+++ DATA +++

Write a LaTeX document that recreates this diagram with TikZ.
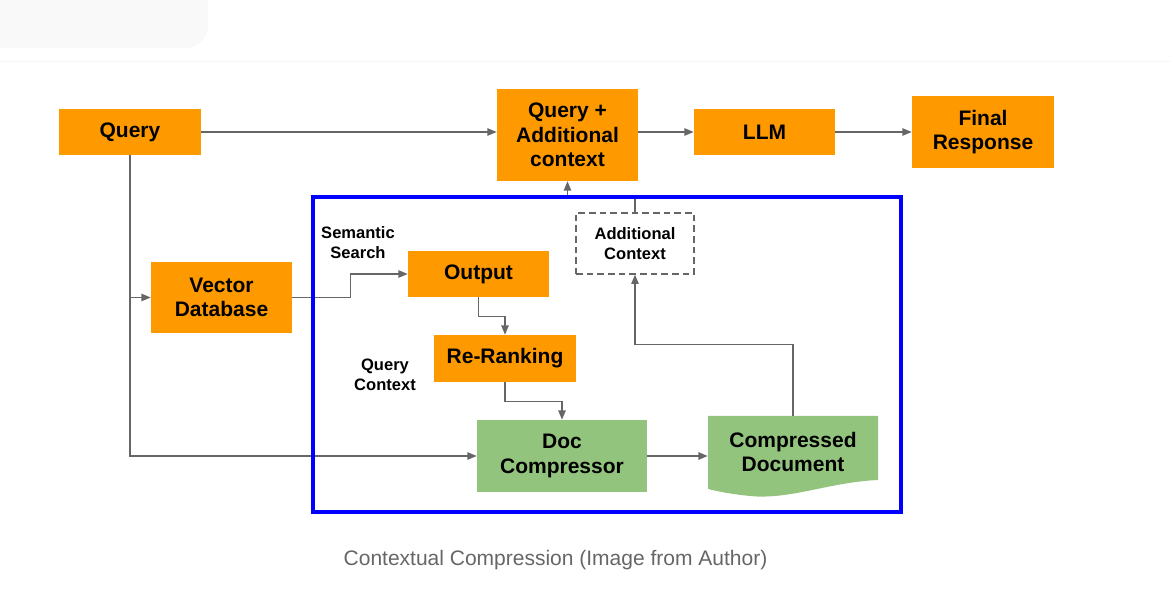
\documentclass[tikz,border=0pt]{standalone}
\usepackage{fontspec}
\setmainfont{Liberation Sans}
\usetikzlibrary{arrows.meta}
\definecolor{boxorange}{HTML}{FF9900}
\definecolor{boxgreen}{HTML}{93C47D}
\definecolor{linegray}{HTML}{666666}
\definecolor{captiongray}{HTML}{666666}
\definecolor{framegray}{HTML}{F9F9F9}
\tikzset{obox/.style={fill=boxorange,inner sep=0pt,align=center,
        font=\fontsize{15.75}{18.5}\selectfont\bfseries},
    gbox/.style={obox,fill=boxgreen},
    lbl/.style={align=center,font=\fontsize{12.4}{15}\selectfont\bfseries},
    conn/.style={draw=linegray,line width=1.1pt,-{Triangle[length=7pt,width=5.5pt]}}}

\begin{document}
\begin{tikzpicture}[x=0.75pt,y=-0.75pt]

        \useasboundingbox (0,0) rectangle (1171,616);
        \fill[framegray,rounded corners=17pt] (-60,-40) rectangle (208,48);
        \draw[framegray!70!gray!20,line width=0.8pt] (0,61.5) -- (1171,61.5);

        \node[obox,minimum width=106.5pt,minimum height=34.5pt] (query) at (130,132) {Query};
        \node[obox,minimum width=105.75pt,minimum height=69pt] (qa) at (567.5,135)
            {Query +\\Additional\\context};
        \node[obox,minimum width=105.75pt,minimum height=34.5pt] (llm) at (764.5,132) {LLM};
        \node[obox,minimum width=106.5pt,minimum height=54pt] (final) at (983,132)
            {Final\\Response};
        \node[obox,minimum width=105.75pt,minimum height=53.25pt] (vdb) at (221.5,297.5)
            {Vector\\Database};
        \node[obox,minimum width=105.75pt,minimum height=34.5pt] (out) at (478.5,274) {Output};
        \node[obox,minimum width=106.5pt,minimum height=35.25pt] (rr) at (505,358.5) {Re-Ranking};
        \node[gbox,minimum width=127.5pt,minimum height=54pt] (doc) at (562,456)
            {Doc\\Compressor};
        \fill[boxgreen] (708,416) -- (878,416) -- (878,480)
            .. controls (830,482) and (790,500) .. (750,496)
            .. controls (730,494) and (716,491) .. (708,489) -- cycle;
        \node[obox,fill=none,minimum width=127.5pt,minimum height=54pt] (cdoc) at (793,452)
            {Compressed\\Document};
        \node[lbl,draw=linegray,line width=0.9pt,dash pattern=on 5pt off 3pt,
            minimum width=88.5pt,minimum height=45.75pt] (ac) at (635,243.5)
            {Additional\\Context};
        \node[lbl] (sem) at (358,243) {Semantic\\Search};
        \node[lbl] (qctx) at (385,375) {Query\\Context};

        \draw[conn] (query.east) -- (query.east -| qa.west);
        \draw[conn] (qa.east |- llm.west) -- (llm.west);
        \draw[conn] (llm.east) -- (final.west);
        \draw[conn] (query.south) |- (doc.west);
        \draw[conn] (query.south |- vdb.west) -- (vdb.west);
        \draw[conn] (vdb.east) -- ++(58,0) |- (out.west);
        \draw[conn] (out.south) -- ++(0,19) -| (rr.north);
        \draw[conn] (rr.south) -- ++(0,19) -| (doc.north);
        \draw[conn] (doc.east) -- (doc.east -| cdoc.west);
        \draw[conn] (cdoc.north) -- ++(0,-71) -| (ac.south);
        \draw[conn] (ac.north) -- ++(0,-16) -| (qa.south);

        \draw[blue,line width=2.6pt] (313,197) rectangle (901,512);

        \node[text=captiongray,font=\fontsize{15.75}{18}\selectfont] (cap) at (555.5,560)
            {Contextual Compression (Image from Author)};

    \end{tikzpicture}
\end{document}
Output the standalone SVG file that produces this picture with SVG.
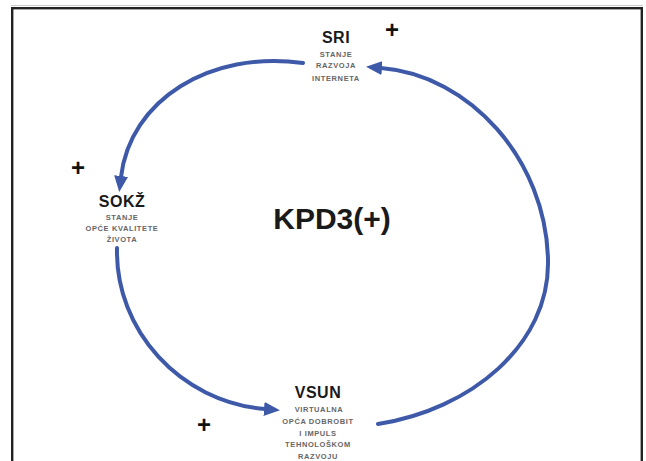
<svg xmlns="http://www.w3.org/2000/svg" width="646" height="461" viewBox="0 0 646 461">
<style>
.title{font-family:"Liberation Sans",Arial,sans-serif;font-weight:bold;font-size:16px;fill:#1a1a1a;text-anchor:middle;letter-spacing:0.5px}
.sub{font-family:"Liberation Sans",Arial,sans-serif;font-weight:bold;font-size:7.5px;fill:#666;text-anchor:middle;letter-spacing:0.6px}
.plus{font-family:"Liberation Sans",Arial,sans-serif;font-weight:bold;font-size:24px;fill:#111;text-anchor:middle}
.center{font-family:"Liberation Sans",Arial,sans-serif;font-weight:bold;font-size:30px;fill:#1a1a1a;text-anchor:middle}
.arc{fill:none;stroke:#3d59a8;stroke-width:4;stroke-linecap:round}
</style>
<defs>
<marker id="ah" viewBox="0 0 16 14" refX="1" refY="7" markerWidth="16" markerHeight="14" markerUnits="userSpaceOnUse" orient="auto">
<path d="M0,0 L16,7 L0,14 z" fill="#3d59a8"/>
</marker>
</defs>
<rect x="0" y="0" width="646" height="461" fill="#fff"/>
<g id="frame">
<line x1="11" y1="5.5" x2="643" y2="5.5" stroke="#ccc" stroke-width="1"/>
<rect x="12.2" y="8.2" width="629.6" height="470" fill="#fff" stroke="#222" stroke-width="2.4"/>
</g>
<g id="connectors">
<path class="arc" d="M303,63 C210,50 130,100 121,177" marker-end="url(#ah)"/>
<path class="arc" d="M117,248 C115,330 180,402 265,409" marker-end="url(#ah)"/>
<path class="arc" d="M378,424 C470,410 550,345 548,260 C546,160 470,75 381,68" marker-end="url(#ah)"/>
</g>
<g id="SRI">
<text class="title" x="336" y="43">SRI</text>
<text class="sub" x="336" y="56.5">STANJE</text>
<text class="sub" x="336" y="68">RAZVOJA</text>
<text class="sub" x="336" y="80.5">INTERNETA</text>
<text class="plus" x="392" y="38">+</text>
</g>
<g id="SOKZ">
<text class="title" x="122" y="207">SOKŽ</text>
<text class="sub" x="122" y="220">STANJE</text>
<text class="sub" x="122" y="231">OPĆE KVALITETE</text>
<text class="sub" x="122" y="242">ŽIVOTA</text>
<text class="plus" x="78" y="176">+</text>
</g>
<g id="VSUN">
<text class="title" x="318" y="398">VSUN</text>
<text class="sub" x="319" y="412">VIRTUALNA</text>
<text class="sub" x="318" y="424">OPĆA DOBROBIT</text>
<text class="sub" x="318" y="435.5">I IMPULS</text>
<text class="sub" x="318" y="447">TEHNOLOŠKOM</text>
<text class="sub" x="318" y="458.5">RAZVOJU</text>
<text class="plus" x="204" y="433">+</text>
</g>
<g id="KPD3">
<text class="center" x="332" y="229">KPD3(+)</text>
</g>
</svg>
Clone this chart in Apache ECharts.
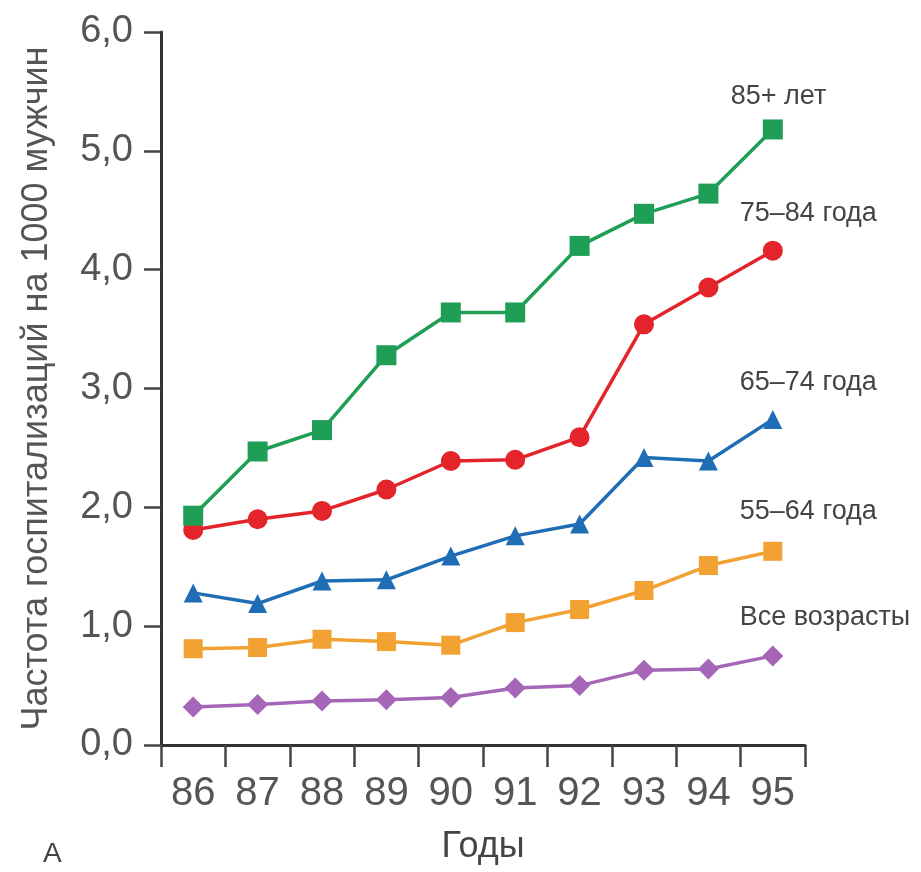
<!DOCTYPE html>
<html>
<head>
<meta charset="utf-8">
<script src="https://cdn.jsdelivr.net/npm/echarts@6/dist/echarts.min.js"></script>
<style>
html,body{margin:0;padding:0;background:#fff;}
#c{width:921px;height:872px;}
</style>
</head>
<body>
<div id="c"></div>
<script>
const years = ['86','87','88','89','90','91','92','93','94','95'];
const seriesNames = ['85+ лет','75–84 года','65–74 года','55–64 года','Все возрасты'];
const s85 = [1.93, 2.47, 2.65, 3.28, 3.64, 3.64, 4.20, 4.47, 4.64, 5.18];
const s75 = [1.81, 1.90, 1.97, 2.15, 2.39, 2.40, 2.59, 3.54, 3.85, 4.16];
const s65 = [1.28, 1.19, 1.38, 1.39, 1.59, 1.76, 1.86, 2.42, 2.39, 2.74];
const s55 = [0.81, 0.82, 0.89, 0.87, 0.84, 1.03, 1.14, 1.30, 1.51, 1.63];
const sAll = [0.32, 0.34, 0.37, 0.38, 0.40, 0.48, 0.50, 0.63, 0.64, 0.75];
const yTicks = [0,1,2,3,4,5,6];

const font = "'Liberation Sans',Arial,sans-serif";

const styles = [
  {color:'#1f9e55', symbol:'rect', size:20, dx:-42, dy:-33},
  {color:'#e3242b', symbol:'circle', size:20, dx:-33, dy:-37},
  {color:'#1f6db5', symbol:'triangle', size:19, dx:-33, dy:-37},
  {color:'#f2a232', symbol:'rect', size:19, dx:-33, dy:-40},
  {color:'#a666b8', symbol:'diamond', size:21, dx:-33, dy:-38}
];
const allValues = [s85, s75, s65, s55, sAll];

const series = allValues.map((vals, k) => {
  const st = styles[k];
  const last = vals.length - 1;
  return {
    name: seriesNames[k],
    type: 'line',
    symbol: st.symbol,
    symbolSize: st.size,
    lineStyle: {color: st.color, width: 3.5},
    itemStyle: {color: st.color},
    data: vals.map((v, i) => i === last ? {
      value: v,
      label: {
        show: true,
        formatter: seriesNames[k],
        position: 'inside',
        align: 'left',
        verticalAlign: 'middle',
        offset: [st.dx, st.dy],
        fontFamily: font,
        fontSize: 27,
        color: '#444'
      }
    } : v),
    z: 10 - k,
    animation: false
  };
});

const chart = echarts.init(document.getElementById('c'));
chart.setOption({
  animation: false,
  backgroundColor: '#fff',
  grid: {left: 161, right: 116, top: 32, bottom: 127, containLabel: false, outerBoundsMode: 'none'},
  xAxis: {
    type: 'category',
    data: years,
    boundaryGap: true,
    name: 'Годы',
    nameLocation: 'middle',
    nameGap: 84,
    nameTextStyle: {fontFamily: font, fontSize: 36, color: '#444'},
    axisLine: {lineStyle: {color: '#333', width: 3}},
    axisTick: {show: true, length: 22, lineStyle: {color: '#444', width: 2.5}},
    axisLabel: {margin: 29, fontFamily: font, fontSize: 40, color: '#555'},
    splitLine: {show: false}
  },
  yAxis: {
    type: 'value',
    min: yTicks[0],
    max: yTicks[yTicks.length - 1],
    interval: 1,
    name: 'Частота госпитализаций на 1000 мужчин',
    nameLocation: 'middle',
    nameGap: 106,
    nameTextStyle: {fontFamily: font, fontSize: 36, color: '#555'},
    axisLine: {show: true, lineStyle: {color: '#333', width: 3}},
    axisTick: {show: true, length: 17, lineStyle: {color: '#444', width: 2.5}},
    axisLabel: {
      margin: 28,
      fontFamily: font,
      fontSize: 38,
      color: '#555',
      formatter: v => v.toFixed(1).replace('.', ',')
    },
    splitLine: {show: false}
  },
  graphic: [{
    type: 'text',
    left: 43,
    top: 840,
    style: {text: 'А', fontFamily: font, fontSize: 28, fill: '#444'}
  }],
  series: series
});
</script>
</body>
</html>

+++

- _WHAT TO PRODUCE_: Find each line holding "standalone". Copy it out.

- _SOLUTION TO THIS EXERCISE_:
\documentclass[tikz,border=0pt]{standalone}
Output the standalone SVG file that produces this picture with SVG.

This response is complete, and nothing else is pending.